Nowadays the people at the hospital make the thimble for my ring finger. They actually make me a prosthetic limb, a complete arm, and all I use is two of its fingertips that I cut off it. I asked: ‘Why don’t you just do me a finger?’
‘No, it’s easier for us to give you a whole arm.’
So you can imagine what the dustman thinks when he finds an arm in the bin. The thimbles I cut off it look like real fingers; there’s no leather on the ring finger one, I can play with the material it’s made of. They are too soft sometimes, so I leave them out in the air for a while to harden, or I put a bit of Superglue on them to give them the right feel again. Otherwise they grip the string too much. It’s a process that takes ages.
The home-made thimbles used to wear down, but these days the casing lasts; it’s only the leather that wears out. Each thimble probably lasts a month, maybe half a tour, and when they start wearing out I have to go through the whole thing again. I still use the same piece of jacket I started with all those forty-odd years ago.

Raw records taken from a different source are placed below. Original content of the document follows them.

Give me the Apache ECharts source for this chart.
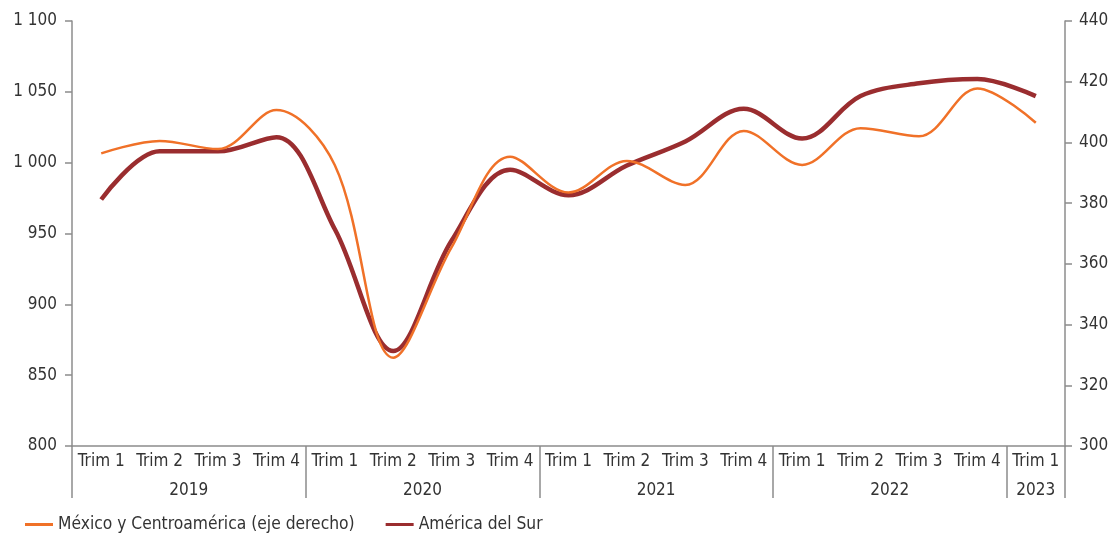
<!DOCTYPE html>
<html>
<head>
<meta charset="utf-8">
<script src="https://cdn.jsdelivr.net/npm/echarts@6/dist/echarts.min.js"></script>
<style>
  html, body { margin: 0; padding: 0; background: #fff; }
  #chart { width: 1113px; height: 541px; }
</style>
</head>
<body>
<div id="chart"></div>
<script>
// quarters and the year each group of quarters belongs to
const quarters = ['Trim 1','Trim 2','Trim 3','Trim 4','Trim 1','Trim 2','Trim 3','Trim 4',
  'Trim 1','Trim 2','Trim 3','Trim 4','Trim 1','Trim 2','Trim 3','Trim 4','Trim 1'];
const years = ['2019','2020','2021','2022','2023'];
const yearSizes = [4, 4, 4, 4, 1];

// América del Sur (left axis)
const surValues = [974, 1008, 1008, 1018, 953, 867, 945, 995, 977, 998, 1015, 1038,
  1017, 1047, 1056, 1059, 1047];
// México y Centroamérica (right axis)
const mexValues = [396.4, 400.5, 397.8, 410.7, 392.5, 329.1, 365.5, 395.3, 383.5, 393.9,
  386, 403.8, 392.6, 404.7, 402, 417.8, 406.5];

const font = '"DejaVu Sans Condensed", "Liberation Sans Narrow", sans-serif';
const textColor = '#333';
const axisColor = '#8c8c8c';

// year boundaries and centres on a 0..17 scale
const bounds = [0];
yearSizes.forEach(s => bounds.push(bounds[bounds.length - 1] + s));
const centers = yearSizes.map((s, i) => bounds[i] + s / 2);

const thousands = v => String(v).replace(/\B(?=(\d{3})+(?!\d))/g, ' ');

const chart = echarts.init(document.getElementById('chart'));
chart.setOption({
  animation: false,
  grid: { left: 72, right: 48, top: 21, bottom: 95 },
  legend: {
    left: 20, bottom: 3,
    icon: 'rect', itemWidth: 28, itemHeight: 3, itemGap: 31,
    textStyle: { fontFamily: font, fontSize: 17.3, color: textColor },
    data: ['México y Centroamérica (eje derecho)', 'América del Sur']
  },
  xAxis: [
    {
      type: 'category',
      data: quarters,
      axisLine: { lineStyle: { color: axisColor, width: 1.5 } },
      axisTick: { interval: 0, length: 22, lineStyle: { color: axisColor, width: 1.5 } },
      axisLabel: { interval: 0, margin: 7, fontFamily: font, fontSize: 17, color: textColor }
    },
    {
      type: 'value',
      position: 'bottom',
      min: 0, max: bounds[bounds.length - 1],
      splitLine: { show: false },
      axisLine: { show: false },
      axisTick: { show: true, length: 52, customValues: bounds, lineStyle: { color: axisColor, width: 1.5 } },
      axisLabel: {
        customValues: centers, margin: 36,
        fontFamily: font, fontSize: 17, color: textColor,
        formatter: v => years[centers.indexOf(v)] || ''
      }
    }
  ],
  yAxis: [
    {
      type: 'value', min: 800, max: 1100, interval: 50,
      splitLine: { show: false },
      axisLine: { show: true, lineStyle: { color: axisColor, width: 1.5 } },
      axisTick: { show: true, length: 7, lineStyle: { color: axisColor, width: 1.5 } },
      axisLabel: { margin: 15, fontFamily: font, fontSize: 17, color: textColor, formatter: thousands }
    },
    {
      type: 'value', min: 300, max: 440, interval: 20, position: 'right',
      splitLine: { show: false },
      axisLine: { show: true, lineStyle: { color: axisColor, width: 1.5 } },
      axisTick: { show: true, length: 7, lineStyle: { color: axisColor, width: 1.5 } },
      axisLabel: { margin: 14, fontFamily: font, fontSize: 17, color: textColor }
    }
  ],
  series: [
    {
      name: 'México y Centroamérica (eje derecho)',
      type: 'line', xAxisIndex: 0, yAxisIndex: 1,
      data: mexValues, smooth: 0.35, showSymbol: false,
      color: '#F07128',
      lineStyle: { width: 2.5, color: '#F07128' },
      z: 3
    },
    {
      name: 'América del Sur',
      type: 'line', xAxisIndex: 0, yAxisIndex: 0,
      data: surValues, smooth: 0.35, showSymbol: false,
      color: '#9A2D2F',
      lineStyle: { width: 4.5, color: '#9A2D2F' },
      z: 2
    }
  ]
});
</script>
</body>
</html>
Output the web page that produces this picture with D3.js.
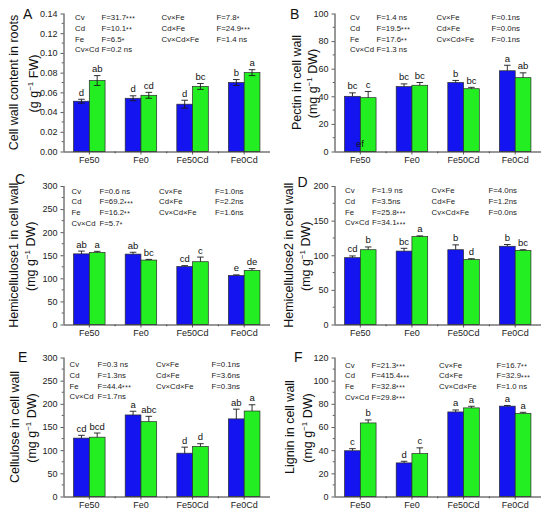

There isn’t much of it left now, but it should last another few years.
It’s primitive, but it works. You’ve either got to pack it in, or you’ve got to fight and work with it. It takes a lot of work. Making them is one stage, but trying to play with them is another. Because you have no feeling. You’re aware of this lump on your fingers, so you really have to practise at it to get it to work for you.
Part of my sound comes from learning to play primarily with my two good fingers, the index and the little finger. I’ll lay chords like that and then I put vibrato on them. I use the chopped off fingers mostly for soloing. When I bend strings I bend them with my index finger and I learned to bend them with my little finger. I can only bend them with the other fingers to a lesser extent. Before the accident I didn’t use the little finger at all, so I had to learn to use it. I’m limited because even with the thimbles there are certain chords I will never be able to play. Where I used to play a full chord before the accident, I often can’t do them now, so I compensate by making it sound fuller. For instance, I’ll hit the E chord and the E note and put vibrato on it to make it sound bigger, so it’s making up for that full sound that I would be able to play if I still had full use of all the fingers. That’s how I developed a style of playing that suits my physical limitations. It’s an unorthodox style but it works for me.